Lupe Wong Won't Dance, also published as Lupe Wong No Baila, is a middle-grade sports novel written by Donna Barba Higuera, illustrated by Mason London, translated to Spanish by Libia Brenda, and published September 8, 2020 by Levine Querido. The book is a Junior Library Guild selection, a Pura Belpré Award honor book, and PNBA Book Award winner.

Plot 
Guadalupe "Lupe" Wong is a half-Chinese, half-Mexican seventh grade student at Issaquah Middle School who dreams of becoming the first female pitcher in Major League Baseball. An opportunity arises for her to meet Fu Li Hernandez, “the first Asian/Latino pitcher in the major leagues,” if she receives straight A's in her classes. Everything goes well until she learns that she'll have to square dance in gym class to earn an A.

Reception 
Lupe Wong Won't Dance is a Junior Library Guild book.
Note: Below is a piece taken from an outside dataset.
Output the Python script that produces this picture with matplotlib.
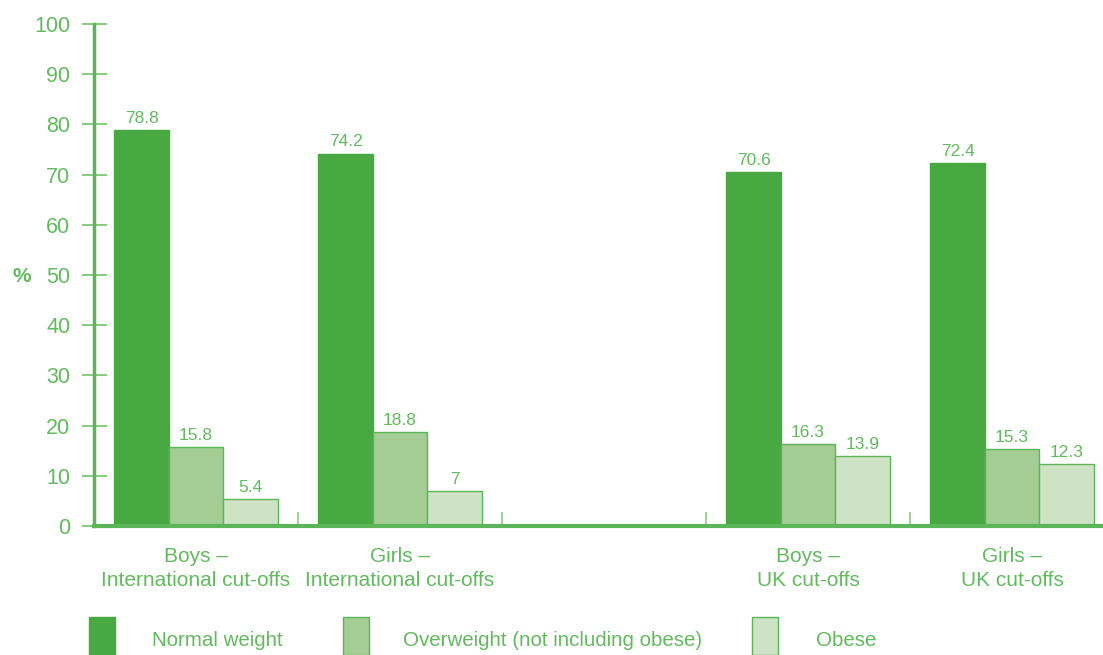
import matplotlib
matplotlib.use("Agg")
import matplotlib.pyplot as plt
from matplotlib.patches import Rectangle
import numpy as np

categories = ["Boys –\nInternational cut-offs", "Girls –\nInternational cut-offs", "",
              "Boys –\nUK cut-offs", "Girls –\nUK cut-offs"]
normal = [78.8, 74.2, None, 70.6, 72.4]
overweight = [15.8, 18.8, None, 16.3, 15.3]
obese = [5.4, 7, None, 13.9, 12.3]
series_names = ["Normal weight", "Overweight (not including obese)", "Obese"]
yticks = [0, 10, 20, 30, 40, 50, 60, 70, 80, 90, 100]

c_dark = "#48A842"
c_mid = "#A3CD94"
c_light = "#CEE2C6"
c_edge = "#5DB55A"
c_text = "#62BA5E"
c_tick = "#8CCB83"

plt.rcParams['font.family'] = ['Liberation Sans', 'DejaVu Sans']

fig = plt.figure(figsize=(11.03, 6.55), dpi=100)
W, H = 1103, 655
ax = fig.add_axes([94 / W, (655 - 526) / H, (1114 - 94) / W, (526 - 24) / H])

x = np.arange(len(categories))
bw = 0.267
cols = [c_dark, c_mid, c_light]
for i, (vals, col) in enumerate(zip([normal, overweight, obese], cols)):
    for xi, v in zip(x, vals):
        if v is None:
            continue
        xc = xi + (i - 1) * bw
        ax.bar(xc, v, width=bw, color=col,
               edgecolor=(col if i == 0 else c_edge), linewidth=1.0, zorder=2)
        lab = ("%g" % v)
        ax.text(xc, v + 0.8, lab, ha="center", va="bottom", fontsize=12.5,
                color=c_text)

ax.set_xlim(-0.5, len(categories) - 0.5)
ax.set_ylim(0, 100)
ax.set_yticks(yticks)
ax.set_yticklabels([str(t) for t in yticks], fontsize=15.5, color=c_text)
ax.tick_params(axis="y", direction="inout", length=18, width=1.5, color=c_tick, pad=8)
ax.set_xticks(x)
ax.set_xticklabels(categories, fontsize=15, color=c_text, linespacing=1.35)
ax.tick_params(axis="x", length=0, pad=15)
ax.set_xticks(np.arange(len(categories) - 1) + 0.5, minor=True)
ax.tick_params(axis="x", which="minor", direction="in", length=10, width=1.2, color=c_tick)

for s in ["top", "right"]:
    ax.spines[s].set_visible(False)
ax.spines["left"].set_color(c_edge)
ax.spines["left"].set_linewidth(2.5)
ax.spines["bottom"].set_color(c_edge)
ax.spines["bottom"].set_linewidth(3)

fig.text(22 / W, 1 - 276 / H, "%", fontsize=15, color=c_text, ha="center",
         va="center", fontweight="bold")

# legend
leg_x = [89, 343, 752]
txt_x = [152, 403, 816]
for lx, tx, col, name in zip(leg_x, txt_x, cols, series_names):
    fig.patches.append(Rectangle((lx / W, 0), 26 / W, 38 / H, transform=fig.transFigure,
                                 facecolor=col, edgecolor=(col if col == c_dark else c_edge),
                                 linewidth=1.0))
    fig.text(tx / W, 1 - 641 / H, name, fontsize=14.8, color=c_text, ha="left", va="center")

fig.savefig("out.png", dpi=100)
It received many positive reviews, including starred reviews from Booklist and Publishers Weekly.

Kirkus Reviews applauded the book's diversity in terms of character's interests and ethnicities and how Higuera was able to avoid "'diversity quota' pitfalls."

Selenia Paz, writing for Booklist, called Lupe Wong Won't Dance "[a] laugh-out-loud story about family, friendship, and the beauty in being true to yourself."